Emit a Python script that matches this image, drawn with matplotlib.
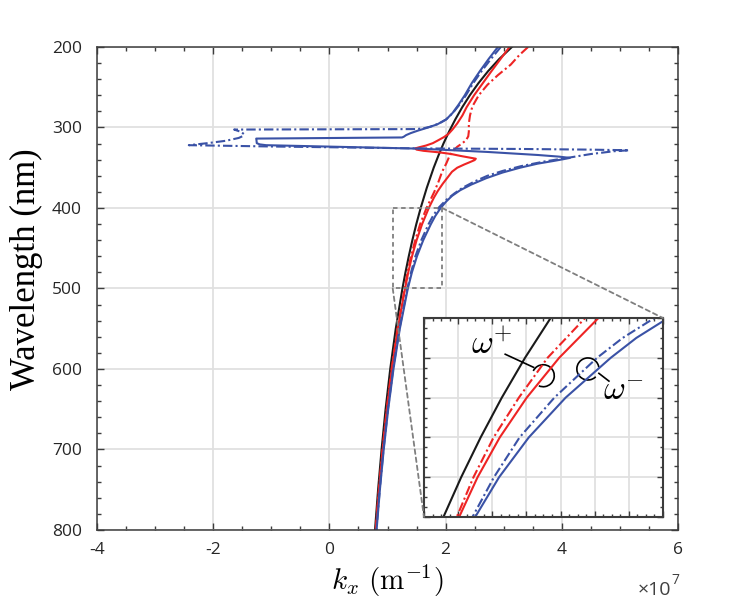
import matplotlib
matplotlib.use("Agg")
import matplotlib.pyplot as plt
from matplotlib.patches import Rectangle, Arc, ConnectionPatch
from matplotlib.ticker import MultipleLocator, NullFormatter

plt.rcParams["font.family"] = ["Open Sans", "DejaVu Sans"]
plt.rcParams["mathtext.fontset"] = "cm"
plt.rcParams["axes.unicode_minus"] = False

# wavelengths in nm, kx in units of 1e7 m^-1
lam_black = [200, 215, 230, 245, 260, 275, 290, 305, 320, 335, 350, 375,
             400, 420, 440, 460, 480, 500, 550, 600, 650, 700, 750, 800]
kx_black = [3.142, 2.922, 2.732, 2.565, 2.417, 2.285, 2.167, 2.060, 1.963, 1.876, 1.795, 1.676,
            1.571, 1.496, 1.428, 1.366, 1.309, 1.257, 1.142, 1.047, 0.967, 0.898, 0.838, 0.785]

lam_red = [200, 215, 230, 245, 260, 275, 285, 295, 302, 308,
           312, 316, 319.5, 322.5, 324.5, 326, 327.5, 329, 331, 333,
           335.4, 337.5, 338.8, 340.5, 343, 346, 350, 355, 362.5, 370,
           379, 387, 396, 400, 420, 440, 460, 480, 500, 550,
           600, 650, 700, 750, 800]
kx_red = [3.100, 2.945, 2.790, 2.640, 2.490, 2.360, 2.290, 2.200, 2.125, 2.050,
          1.970, 1.870, 1.780, 1.660, 1.550, 1.475, 1.500, 1.620, 1.900, 2.100,
          2.260, 2.420, 2.520, 2.500, 2.420, 2.320, 2.200, 2.110, 2.030, 1.950,
          1.865, 1.800, 1.738, 1.711, 1.596, 1.501, 1.422, 1.357, 1.303, 1.178,
          1.076, 0.990, 0.918, 0.854, 0.799]

lam_red_dd = [200, 210, 222, 235, 247, 260, 274, 285, 295, 305,
              311, 316, 320, 324, 329, 335, 345, 355, 367, 380,
              390, 400, 420, 440, 460, 480, 500, 550, 600, 650,
              700, 750, 800]
kx_red_dd = [3.420, 3.270, 3.120, 2.900, 2.720, 2.570, 2.460, 2.420, 2.400, 2.400,
             2.390, 2.350, 2.280, 2.200, 2.130, 2.070, 2.010, 1.940, 1.880, 1.805,
             1.738, 1.672, 1.562, 1.478, 1.404, 1.345, 1.296, 1.172, 1.071, 0.987,
             0.915, 0.852, 0.797]

lam_blue = [200, 215, 230, 245, 260, 272, 282, 290, 296, 300,
            304, 307, 309.5, 311.5, 312.4, 313.8, 316, 319.5, 321, 322,
            326.3, 330.4, 334.2, 336.2, 337.8, 339.5, 341.7, 345, 350, 356,
            363, 371, 378, 385, 392, 400, 410, 420, 440, 460,
            480, 500, 550, 600, 650, 700, 750, 800]
kx_blue = [2.900, 2.740, 2.590, 2.450, 2.330, 2.220, 2.120, 2.010, 1.860, 1.700,
           1.520, 1.400, 1.320, 1.280, 1.250, -1.260, -1.255, -1.250, -1.200, -1.090,
           1.550, 2.720, 3.590, 3.950, 4.140, 4.020, 3.850, 3.580, 3.280, 2.980,
           2.700, 2.440, 2.250, 2.110, 2.010, 1.915, 1.822, 1.747, 1.615, 1.507,
           1.420, 1.350, 1.212, 1.103, 1.012, 0.935, 0.869, 0.812]

lam_blue_dd = [200, 215, 230, 245, 260, 272, 282, 290, 295, 299,
               301, 302, 302.6, 305.5, 308.3, 311, 313, 316.5, 319.5, 322,
               323.6, 326, 326.7, 327.5, 328.3, 329.5, 333, 337.5, 342, 348,
               354, 360, 367, 375, 382, 390, 400, 410, 420, 440,
               460, 480, 500, 550, 600, 650, 700, 750, 800]
kx_blue_dd = [2.950, 2.780, 2.620, 2.475, 2.350, 2.235, 2.125, 2.010, 1.890, 1.740,
              1.620, 1.500, -1.640, -1.520, -1.470, -1.500, -1.560, -1.780, -2.100, -2.420,
              -1.030, 1.550, 3.300, 4.460, 5.160, 4.900, 4.500, 4.120, 3.720, 3.300,
              2.980, 2.720, 2.500, 2.290, 2.150, 2.010, 1.875, 1.782, 1.707, 1.582,
              1.480, 1.405, 1.342, 1.205, 1.097, 1.007, 0.931, 0.866, 0.809]

x_ticks = [-4, -2, 0, 2, 4, 6]
y_ticks = [200, 300, 400, 500, 600, 700, 800]
zoom_box = (1.09, 1.94, 400, 500)      # dashed box drawn on the main axes
inset_xlim = (1.2, 1.9)
inset_ylim = (500, 400)

RED = "#ee2424"
BLUE = "#3a52a6"
BLACK = "#1a1a1a"
DASHDOT = (0, (4.5, 1.5, 1.0, 1.5))
GRID = "#e0e0e0"
SPINE = "#3c3c3c"


def draw_curves(ax, lw=1.5):
    ax.plot(kx_black, lam_black, color=BLACK, lw=lw)
    ax.plot(kx_red_dd, lam_red_dd, color=RED, lw=lw, ls=DASHDOT)
    ax.plot(kx_red, lam_red, color=RED, lw=lw)
    ax.plot(kx_blue_dd, lam_blue_dd, color=BLUE, lw=lw, ls=DASHDOT)
    ax.plot(kx_blue, lam_blue, color=BLUE, lw=lw)


def style_box(ax, lw=1.1):
    for s in ax.spines.values():
        s.set_color(SPINE)
        s.set_linewidth(lw)
    ax.tick_params(which="both", direction="in", top=True, right=True,
                   color=SPINE, width=1.0)
    ax.tick_params(which="major", length=5)
    ax.tick_params(which="minor", length=3)
    ax.grid(True, which="major", color=GRID, lw=1.3)
    ax.set_axisbelow(True)


fig = plt.figure(figsize=(7.48, 6.03), dpi=100)
ax = fig.add_axes([0.1297, 0.1211, 0.7767, 0.8010])
draw_curves(ax)
ax.set_xlim(-4, 6)
ax.set_ylim(800, 200)
ax.set_xticks(x_ticks)
ax.set_yticks(y_ticks)
ax.xaxis.set_minor_locator(MultipleLocator(0.5))
ax.yaxis.set_minor_locator(MultipleLocator(20))
style_box(ax)
ax.tick_params(which="major", labelsize=12.5, labelcolor="#262626")
ax.tick_params(axis="x", pad=9)
ax.tick_params(axis="y", pad=11)

ax.set_ylabel("Wavelength (nm)", family="Liberation Serif", fontsize=25)
ax.yaxis.set_label_coords(-0.093, 0.539)
ax.set_xlabel(r"$k_x\ (\mathrm{m}^{-1})$", fontsize=21)
ax.xaxis.set_label_coords(0.5, -0.068)

fig.text(0.853, 1 - 590 / 603, "×10", ha="left", va="center",
         fontsize=14, color="#404040")
fig.text(0.897, 1 - 580 / 603, "7", ha="left", va="center",
         fontsize=10, color="#404040")

x0, x1, y0, y1 = zoom_box
ax.add_patch(Rectangle((x0, y0), x1 - x0, y1 - y0, fill=False,
                       ls=(0, (2.5, 2)), lw=1.3, color="#7f7f7f", zorder=4))

# inset
axi = fig.add_axes([0.5668, 0.1426, 0.3195, 0.3300])
draw_curves(axi)
axi.set_xlim(*inset_xlim)
axi.set_ylim(*inset_ylim)
axi.xaxis.set_major_locator(MultipleLocator(0.1))
axi.yaxis.set_major_locator(MultipleLocator(20))
axi.xaxis.set_minor_locator(MultipleLocator(0.025))
axi.yaxis.set_minor_locator(MultipleLocator(5))
axi.xaxis.set_major_formatter(NullFormatter())
axi.yaxis.set_major_formatter(NullFormatter())
style_box(axi, lw=1.5)
axi.tick_params(which="major", length=4)
axi.tick_params(which="minor", length=2.5)

for xa, ya, xb, yb in [(x1, y0, 1, 1), (x0, y1, 0, 0)]:
    con = ConnectionPatch(xyA=(xa, ya), coordsA="data", axesA=ax,
                          xyB=(xb, yb), coordsB="axes fraction", axesB=axi,
                          ls=(0, (2.5, 2)), lw=1.3, color="#7f7f7f", zorder=3)
    fig.add_artist(con)

# omega annotations (inset axes fraction)
tr = axi.transAxes
axi.add_patch(Arc((0.499, 0.710), 0.0924, 0.1106, theta1=-110, theta2=150,
                  transform=tr, color="black", lw=1.2))
axi.add_patch(Arc((0.686, 0.744), 0.0924, 0.1106, theta1=10, theta2=310,
                  transform=tr, color="black", lw=1.2))
axi.plot([0.340, 0.459], [0.818, 0.752], transform=tr, color="black", lw=1.2)
axi.plot([0.732, 0.774], [0.722, 0.683], transform=tr, color="black", lw=1.2)
axi.text(0.285, 0.860, r"$\omega^{+}$", transform=tr, fontsize=24,
         ha="center", va="center")
axi.text(0.835, 0.632, r"$\omega^{-}$", transform=tr, fontsize=24,
         ha="center", va="center")

fig.savefig("out.png", dpi=100)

- _EXERCISE BRIEF_
Leave out the pictures and restate, word for word, the lines from the top of the data through the line containing "from matplotlib.ticker import", both included.

- _ANSWER_
Emit a Python script that matches this image, drawn with matplotlib.
import matplotlib
matplotlib.use("Agg")
import matplotlib.pyplot as plt
from matplotlib.patches import Rectangle, Arc, ConnectionPatch
from matplotlib.ticker import MultipleLocator, NullFormatter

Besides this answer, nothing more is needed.